Муж сестры моей матери Иван Романович Медведев, проживавший с семьей в Смоленске, мне еще мальчишке рассказал такой случай.
В суровом 1922 году в смоленской газете, на последней странице, в разделе объявлений он прочел следующее приглашение: « Смоленская епархия в благотворительных целях организует для беспризорных детей приют, в связи, с чем приглашает лиц имеющих педагогический опыт для работы в качестве воспитателей. С предложениями обращаться непосредственно к епископу Филиппу в его канцелярию на соборном дворе».
Иван Романович, всю свою жизнь проработавший на ниве народного образования, а после революции оказавшийся не у дел, загорелся желанием приобщится к благой деятельности. Не откладывая в долгий ящик выполнения своего намерения, на другой же день он извлек из сундука дореволюционную форменную тужурку министерства просвещения с блестящими пуговицами и эмблемами, а также и специальную фуражку, правда, лишенную в первые дни революции кокарды.
Одев старые доспехи, Иван Романович посчитал их лучшей рекомендацией архиерею, хотя, объективно говоря, и выглядел в них далеко непривычно и несовременно. Поднявшись на соборный холм, по высокой лестнице, и войдя в архиерейский двор, путешественник одернул пиджак и, сняв фуражку подготовившись к принятию архиерейского благословения, нажал кнопку звонка у двери смоленского владыки. Дверь быстро распахнулась и молодой человек, в черной кожаной куртке с наганом на поясе, спросил
- вы к кому?
- к епископу – ответил Иван Романович.
Услышав ответ, молодой человек пригласил войти посетителя в прихожую, закрыл дверь и произнес: « Вы арестованы!». Не скрывая торжествующей улыбки, вызванной прибытием человека явно контрреволюционной внешности и вероятного заговорщика, провел Ивана Романовича в комнату, где на стульях молча сидело несколько человек с мрачными лицами.

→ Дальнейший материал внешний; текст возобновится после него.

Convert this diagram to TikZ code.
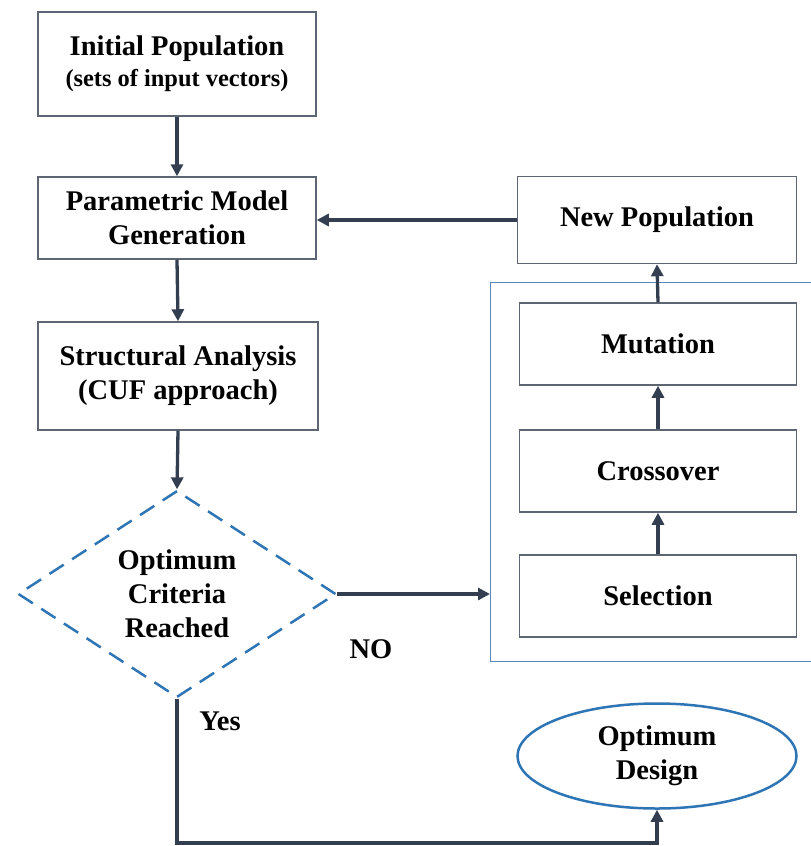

Когда спустя некоторое время, появились еще новые вооруженные люди, и была дана команда всем спускаться по лестнице на главную улицу, один из задержанных, по виду крестьянин, стал очень волноваться, убеждая строгих представителей власти, что он не может оставить без присмотра лошадь, на которой привез из деревни архиерею молочные продукты.
Иван Романович к своему ужасу заметил, как на пуговицах и эмблемах его вицмундира играли лучи выглянувшего солнца. Он уже собирался оторвать одну из пуговиц, как заметил пристальное внимание со стороны кожаной куртки к своим доспехам.
Посетители соборного дома оказались в одной камере Заднепровской тюрьмы. Кроме крестьянина здесь был и рабочего вида человек в спецовке, и знакомый моего родственника преподаватель реального училища, но облаченный в тусклый пиджачок. Он также соблазнился газетным приглашением. И, наконец, был здесь и человек в подряснике и скуфье монашеского вида.
Когда захлопнулась дверь темницы, крестьянин стал колотить по ее поверхности и вопить – «Но она же с самого утра не поена и не кормлена…» - И так повторялось, почтим каждые полчаса. Наконец рабочего вида человек грубо оборвал причитающего владельца лошади словами:
- «Помолчи ты о своей скотине. У меня там, на крыльце остался ценный инструмент…» - Но здесь вмешался монах. Он тихо, но ласково, сказал, что у крестьянина действительно серьезное горе. Далее он сообщил, что Евангелист Лука в тринадцатой главе рассказа как ГОСПОДЬ после исцеления женщины и возмущения начальника синагоги, что это исцеление было совершено в субботу, сказал:
лицемер! не отвязывает ли каждый из вас вола или осла от яслей в субботу, и не ведет ли поить.
Такое важное значение придавал Христос заботе даже о скотине, сказал монах. Крестьянин широко раскрыл рот, не веря своим ушам. А монах продолжал – « Ты лучше помолись Господу, чтобы Он позаботился о твоей лошадке, да за одно освободил бы нас от сих уз сатанинских». И крестьянин замолк, а губы его стали что-то шептать.